The internal factors is actually the chart that you can see in the center of this slide, which is, as we launch more products, as we launch more features. So we earned the right to be the primary banking relationship of more and more customers.
So if you were a customer of the bank back in 2017, you had only one product, credit card. Arguably, it was very hard for you to give our primary banking relationship customers with credit card only. But as we launch bank account, PIX, investments, insurance, marketplace, Nucoin, we have a much more compelling value proposition, a much more complete set of products and that foster primary banking relationship that foster engagement.
We do not see this trend stopping or declining on the contrary. We think that we will continue to launch best-in-class products, disruptive solutions. And with that, we will not only sustain high levels of activity, but we will also foster the continuous expansion of those activities.
So I'll pause here, I will pass the floor to Youssef to address your second question related to credit underwriting.
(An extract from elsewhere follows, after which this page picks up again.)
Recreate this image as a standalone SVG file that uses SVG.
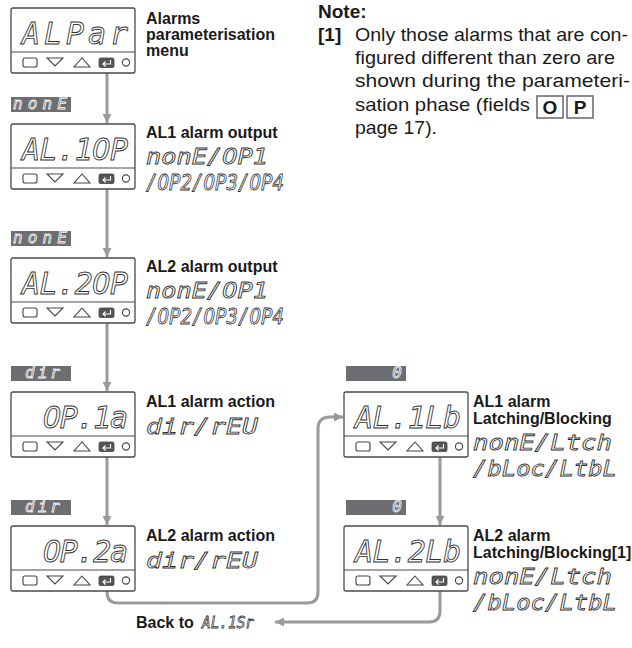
<svg xmlns="http://www.w3.org/2000/svg" width="632" height="648" viewBox="0 0 632 648">
<style>
.box{fill:#fff;stroke:#4a4a4a;stroke-width:1.3}
.div{stroke:#4a4a4a;stroke-width:1.2}
.btn{fill:none;stroke:#444;stroke-width:1.1}
.ent{fill:#555;stroke:#444;stroke-width:0.8}
.eg{fill:none;stroke:#fff;stroke-width:1.1}
.disp{font-family:"DejaVu Sans Mono",monospace;font-style:oblique;font-size:30px;fill:#fff;stroke:#333;stroke-width:0.9}
.seg{font-family:"DejaVu Sans Mono",monospace;font-style:oblique;font-size:21px;fill:#fff;stroke:#333;stroke-width:0.8}
.lab{fill:#6d6e71}
.labt{font-family:"DejaVu Sans Mono",monospace;font-style:oblique;font-size:16px;fill:#6d6e71;stroke:#f2f2f2;stroke-width:0.8}
.t{font-family:"Liberation Sans",Arial,sans-serif;font-weight:bold;font-size:16px;fill:#1a1a1a}
.n{font-family:"Liberation Sans",Arial,sans-serif;font-size:19px;fill:#1a1a1a}
.nb{font-family:"Liberation Sans",Arial,sans-serif;font-size:19px;font-weight:bold;fill:#1a1a1a}
.con{fill:none;stroke:#9a9a9a;stroke-width:3}
</style>
<defs>
<marker id="ah" viewBox="0 0 10 10" refX="10" refY="5" markerWidth="10" markerHeight="9" markerUnits="userSpaceOnUse" orient="auto">
<path d="M0,0 L10,5 L0,10 z" fill="#9a9a9a"/>
</marker>
<g id="keys">
<line class="div" x1="0" y1="44" x2="124" y2="44"/>
<rect class="btn" x="12" y="50" width="14" height="9" rx="2"/>
<polygon class="btn" points="36,50 52,50 44,58"/>
<polygon class="btn" points="63,59 79,59 71,50"/>
<rect class="ent" x="88" y="50" width="15" height="9.5" rx="1.5"/>
<path class="eg" d="M99.5,52 V56 H92 M94.5,53.5 L92,56 L94.5,58.5"/>
<circle class="btn" cx="115" cy="54.5" r="3.6"/>
</g>
</defs>

<g id="connectors">
<path class="con" d="M107,73 V123" marker-end="url(#ah)"/>
<path class="con" d="M107,189 V257" marker-end="url(#ah)"/>
<path class="con" d="M107,323 V391" marker-end="url(#ah)"/>
<path class="con" d="M107,457 V525" marker-end="url(#ah)"/>
<path class="con" d="M107,591 V592 Q107,603 118,603 H307 Q318,603 318,592 V429 Q318,417 330,417 H343" marker-end="url(#ah)"/>
<path class="con" d="M440,457 V525" marker-end="url(#ah)"/>
<path class="con" d="M440,591 V611 Q440,622 429,622 H275" marker-end="url(#ah)"/>
</g>

<g id="node-alpar">
<rect class="box" x="11" y="8" width="124" height="65" rx="2"/>
<use href="#keys" x="11" y="8"/>
<text class="disp" x="128" y="44" text-anchor="end" textLength="106" lengthAdjust="spacing">ALPar</text>
<text class="t" x="146" y="24">Alarms</text>
<text class="t" x="146" y="40">parameterisation</text>
<text class="t" x="146" y="56">menu</text>
</g>

<g id="note">
<text class="nb" x="318" y="18">Note:</text>
<text class="nb" x="318" y="41">[1]</text>
<text class="n" x="355" y="41" textLength="273" lengthAdjust="spacingAndGlyphs">Only those alarms that are con-</text>
<text class="n" x="355" y="64" textLength="260" lengthAdjust="spacingAndGlyphs">figured different than zero are</text>
<text class="n" x="355" y="87" textLength="275" lengthAdjust="spacingAndGlyphs">shown during the parameteri-</text>
<text class="n" x="355" y="111" textLength="175" lengthAdjust="spacingAndGlyphs">sation phase (fields</text>
<rect x="537" y="96" width="26" height="22" fill="#fff" stroke="#666" stroke-width="1.5"/>
<rect x="567" y="96" width="26" height="22" fill="#fff" stroke="#666" stroke-width="1.5"/>
<text class="nb" x="550" y="114" text-anchor="middle">O</text>
<text class="nb" x="580" y="114" text-anchor="middle">P</text>
<text class="n" x="355" y="134" textLength="82" lengthAdjust="spacingAndGlyphs">page 17).</text>
</g>

<g id="node-al1op">
<rect class="lab" x="11" y="97" width="60" height="15"/>
<text class="labt" x="13" y="109" textLength="54" lengthAdjust="spacing">nonE</text>
<rect class="box" x="11" y="124" width="124" height="65" rx="2"/>
<use href="#keys" x="11" y="124"/>
<text class="disp" x="128" y="160" text-anchor="end" textLength="106" lengthAdjust="spacing">AL.1OP</text>
<text class="t" x="146" y="138">AL1 alarm output</text>
<text class="seg" x="146" y="164" textLength="122" lengthAdjust="spacingAndGlyphs">nonE/OP1</text>
<text class="seg" x="146" y="190" textLength="138" lengthAdjust="spacingAndGlyphs">/OP2/OP3/OP4</text>
</g>

<g id="node-al2op">
<rect class="lab" x="11" y="231" width="60" height="15"/>
<text class="labt" x="13" y="243" textLength="54" lengthAdjust="spacing">nonE</text>
<rect class="box" x="11" y="258" width="124" height="65" rx="2"/>
<use href="#keys" x="11" y="258"/>
<text class="disp" x="128" y="294" text-anchor="end" textLength="106" lengthAdjust="spacing">AL.2OP</text>
<text class="t" x="146" y="272">AL2 alarm output</text>
<text class="seg" x="146" y="298" textLength="122" lengthAdjust="spacingAndGlyphs">nonE/OP1</text>
<text class="seg" x="146" y="324" textLength="138" lengthAdjust="spacingAndGlyphs">/OP2/OP3/OP4</text>
</g>

<g id="node-op1a">
<rect class="lab" x="11" y="366" width="60" height="15"/>
<text class="labt" x="25" y="378" letter-spacing="3">dir</text>
<rect class="box" x="11" y="392" width="124" height="65" rx="2"/>
<use href="#keys" x="11" y="392"/>
<text class="disp" x="128" y="428" text-anchor="end" textLength="85" lengthAdjust="spacing">OP.1a</text>
<text class="t" x="146" y="407">AL1 alarm action</text>
<text class="seg" x="146" y="434" textLength="112" lengthAdjust="spacingAndGlyphs">dir/rEU</text>
</g>

<g id="node-op2a">
<rect class="lab" x="11" y="500" width="60" height="15"/>
<text class="labt" x="25" y="512" letter-spacing="3">dir</text>
<rect class="box" x="11" y="526" width="124" height="65" rx="2"/>
<use href="#keys" x="11" y="526"/>
<text class="disp" x="128" y="562" text-anchor="end" textLength="85" lengthAdjust="spacing">OP.2a</text>
<text class="t" x="146" y="541">AL2 alarm action</text>
<text class="seg" x="146" y="568" textLength="112" lengthAdjust="spacingAndGlyphs">dir/rEU</text>
</g>

<g id="node-al1lb">
<rect class="lab" x="346" y="366" width="60" height="15"/>
<text class="labt" x="402" y="378" text-anchor="end">0</text>
<rect class="box" x="344" y="392" width="124" height="65" rx="2"/>
<use href="#keys" x="344" y="392"/>
<text class="disp" x="461" y="428" text-anchor="end" textLength="106" lengthAdjust="spacing">AL.1Lb</text>
<text class="t" x="473" y="407">AL1 alarm</text>
<text class="t" x="473" y="424">Latching/Blocking</text>
<text class="seg" x="473" y="450" textLength="139" lengthAdjust="spacingAndGlyphs">nonE/Ltch</text>
<text class="seg" x="473" y="476" textLength="144" lengthAdjust="spacingAndGlyphs">/bLoc/LtbL</text>
</g>

<g id="node-al2lb">
<rect class="lab" x="346" y="500" width="60" height="15"/>
<text class="labt" x="402" y="512" text-anchor="end">0</text>
<rect class="box" x="344" y="526" width="124" height="65" rx="2"/>
<use href="#keys" x="344" y="526"/>
<text class="disp" x="461" y="562" text-anchor="end" textLength="106" lengthAdjust="spacing">AL.2Lb</text>
<text class="t" x="473" y="541">AL2 alarm</text>
<text class="t" x="473" y="558">Latching/Blocking[1]</text>
<text class="seg" x="473" y="584" textLength="139" lengthAdjust="spacingAndGlyphs">nonE/Ltch</text>
<text class="seg" x="473" y="610" textLength="144" lengthAdjust="spacingAndGlyphs">/bLoc/LtbL</text>
</g>

<g id="back">
<text class="t" x="136" y="628">Back to</text>
<text class="seg" x="202" y="628" textLength="52" lengthAdjust="spacingAndGlyphs" style="font-size:16px">AL.1Sr</text>
</g>
</svg>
Craig, on the credit expansions and what does that do to the credit book in the event of a downturn. So just as a reminder, we underwrite, obviously, trying to -- seeking to maximize NPV, but also we underwrite for resilience. What does that mean practically? It means that every additional loan we book every new customer that we onboard we want them to be profitable and above hurdle returns in the event of a downturn.
So specifically, when you look at a cohort level, we underwrite our cohort such that they're able to withstand the doubling of losses and still be NPV positive. So that gives us a lot of resilience and a lot of -- and a strong ability to withstand variability and the ups and downs of the cycle. That's one thing.
The other thing I'll point out is thinking about various segments within the credit spectrum. Having a high-risk segment doesn't necessarily mean it's going to be a higher volatility segment in the event of a downturn. Those tend to be sort of very dependent on what kind of down cycle we're in. We've seen in other markets, more mortgage holders deteriorate more than the average.
We've seen small businesses sometimes deteriorate more on the average. So it really depends on what kind of cyclical dynamic you're facing. And again, we take the approach of wanting to have through the cycle strong, resilient returns in everything we underwrite.
And this concludes the earnings call for the third quarter. And the name of Nu holdings and its management team, I want to thank you all for your participation in our conference call today. Our IR team is fully available for any additional follow-ups, and we will be responding to questions and via webcast over the coming days.
With that, we finished our earnings call. Have a good night. Thank you.